WRITTEN EXERCISE -> Repeat the listing in full, word for word.

***** GIVEN INFORMATION

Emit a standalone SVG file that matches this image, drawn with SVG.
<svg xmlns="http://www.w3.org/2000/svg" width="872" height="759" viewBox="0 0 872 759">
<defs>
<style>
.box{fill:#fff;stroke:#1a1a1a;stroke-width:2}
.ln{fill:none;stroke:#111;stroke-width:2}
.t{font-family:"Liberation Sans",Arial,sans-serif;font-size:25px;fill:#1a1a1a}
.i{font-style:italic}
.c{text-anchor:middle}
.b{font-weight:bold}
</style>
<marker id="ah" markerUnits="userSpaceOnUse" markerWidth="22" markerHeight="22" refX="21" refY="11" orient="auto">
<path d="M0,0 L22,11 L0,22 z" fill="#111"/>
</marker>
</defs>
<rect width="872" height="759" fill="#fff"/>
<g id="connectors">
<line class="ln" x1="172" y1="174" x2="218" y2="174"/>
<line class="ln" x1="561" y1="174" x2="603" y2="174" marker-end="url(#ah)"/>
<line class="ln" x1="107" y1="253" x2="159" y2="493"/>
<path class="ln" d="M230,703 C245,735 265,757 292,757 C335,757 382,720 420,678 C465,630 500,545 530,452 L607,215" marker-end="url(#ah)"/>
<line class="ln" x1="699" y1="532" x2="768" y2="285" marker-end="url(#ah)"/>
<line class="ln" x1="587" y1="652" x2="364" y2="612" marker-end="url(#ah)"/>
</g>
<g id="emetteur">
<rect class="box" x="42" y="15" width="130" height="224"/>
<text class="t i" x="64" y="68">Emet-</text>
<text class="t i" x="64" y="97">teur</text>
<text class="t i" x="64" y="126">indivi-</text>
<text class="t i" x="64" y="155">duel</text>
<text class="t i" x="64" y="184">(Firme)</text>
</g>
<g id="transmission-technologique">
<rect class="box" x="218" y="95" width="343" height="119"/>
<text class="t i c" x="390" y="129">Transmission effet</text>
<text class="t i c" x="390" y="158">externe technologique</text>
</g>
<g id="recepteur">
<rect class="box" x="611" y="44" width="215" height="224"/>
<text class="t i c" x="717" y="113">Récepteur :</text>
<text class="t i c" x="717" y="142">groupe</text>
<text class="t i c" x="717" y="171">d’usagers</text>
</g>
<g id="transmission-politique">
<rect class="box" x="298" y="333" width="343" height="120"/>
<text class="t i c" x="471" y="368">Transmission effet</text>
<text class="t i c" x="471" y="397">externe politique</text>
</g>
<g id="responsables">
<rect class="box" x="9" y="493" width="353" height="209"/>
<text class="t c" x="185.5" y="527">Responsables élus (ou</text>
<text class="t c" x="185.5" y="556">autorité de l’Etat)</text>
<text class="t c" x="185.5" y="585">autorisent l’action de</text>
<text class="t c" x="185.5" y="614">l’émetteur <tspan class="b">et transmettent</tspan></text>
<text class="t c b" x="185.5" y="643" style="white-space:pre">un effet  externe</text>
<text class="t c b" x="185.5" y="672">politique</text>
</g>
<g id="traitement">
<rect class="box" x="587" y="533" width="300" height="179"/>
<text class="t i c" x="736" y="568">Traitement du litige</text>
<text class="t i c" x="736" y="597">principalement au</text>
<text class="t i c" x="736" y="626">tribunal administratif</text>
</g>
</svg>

**********

REPLY TO THE TASK ->
Emit a standalone SVG file that matches this image, drawn with SVG.
<svg xmlns="http://www.w3.org/2000/svg" width="872" height="759" viewBox="0 0 872 759">
<defs>
<style>
.box{fill:#fff;stroke:#1a1a1a;stroke-width:2}
.ln{fill:none;stroke:#111;stroke-width:2}
.t{font-family:"Liberation Sans",Arial,sans-serif;font-size:25px;fill:#1a1a1a}
.i{font-style:italic}
.c{text-anchor:middle}
.b{font-weight:bold}
</style>
<marker id="ah" markerUnits="userSpaceOnUse" markerWidth="22" markerHeight="22" refX="21" refY="11" orient="auto">
<path d="M0,0 L22,11 L0,22 z" fill="#111"/>
</marker>
</defs>
<rect width="872" height="759" fill="#fff"/>
<g id="connectors">
<line class="ln" x1="172" y1="174" x2="218" y2="174"/>
<line class="ln" x1="561" y1="174" x2="603" y2="174" marker-end="url(#ah)"/>
<line class="ln" x1="107" y1="253" x2="159" y2="493"/>
<path class="ln" d="M230,703 C245,735 265,757 292,757 C335,757 382,720 420,678 C465,630 500,545 530,452 L607,215" marker-end="url(#ah)"/>
<line class="ln" x1="699" y1="532" x2="768" y2="285" marker-end="url(#ah)"/>
<line class="ln" x1="587" y1="652" x2="364" y2="612" marker-end="url(#ah)"/>
</g>
<g id="emetteur">
<rect class="box" x="42" y="15" width="130" height="224"/>
<text class="t i" x="64" y="68">Emet-</text>
<text class="t i" x="64" y="97">teur</text>
<text class="t i" x="64" y="126">indivi-</text>
<text class="t i" x="64" y="155">duel</text>
<text class="t i" x="64" y="184">(Firme)</text>
</g>
<g id="transmission-technologique">
<rect class="box" x="218" y="95" width="343" height="119"/>
<text class="t i c" x="390" y="129">Transmission effet</text>
<text class="t i c" x="390" y="158">externe technologique</text>
</g>
<g id="recepteur">
<rect class="box" x="611" y="44" width="215" height="224"/>
<text class="t i c" x="717" y="113">Récepteur :</text>
<text class="t i c" x="717" y="142">groupe</text>
<text class="t i c" x="717" y="171">d’usagers</text>
</g>
<g id="transmission-politique">
<rect class="box" x="298" y="333" width="343" height="120"/>
<text class="t i c" x="471" y="368">Transmission effet</text>
<text class="t i c" x="471" y="397">externe politique</text>
</g>
<g id="responsables">
<rect class="box" x="9" y="493" width="353" height="209"/>
<text class="t c" x="185.5" y="527">Responsables élus (ou</text>
<text class="t c" x="185.5" y="556">autorité de l’Etat)</text>
<text class="t c" x="185.5" y="585">autorisent l’action de</text>
<text class="t c" x="185.5" y="614">l’émetteur <tspan class="b">et transmettent</tspan></text>
<text class="t c b" x="185.5" y="643" style="white-space:pre">un effet  externe</text>
<text class="t c b" x="185.5" y="672">politique</text>
</g>
<g id="traitement">
<rect class="box" x="587" y="533" width="300" height="179"/>
<text class="t i c" x="736" y="568">Traitement du litige</text>
<text class="t i c" x="736" y="597">principalement au</text>
<text class="t i c" x="736" y="626">tribunal administratif</text>
</g>
</svg>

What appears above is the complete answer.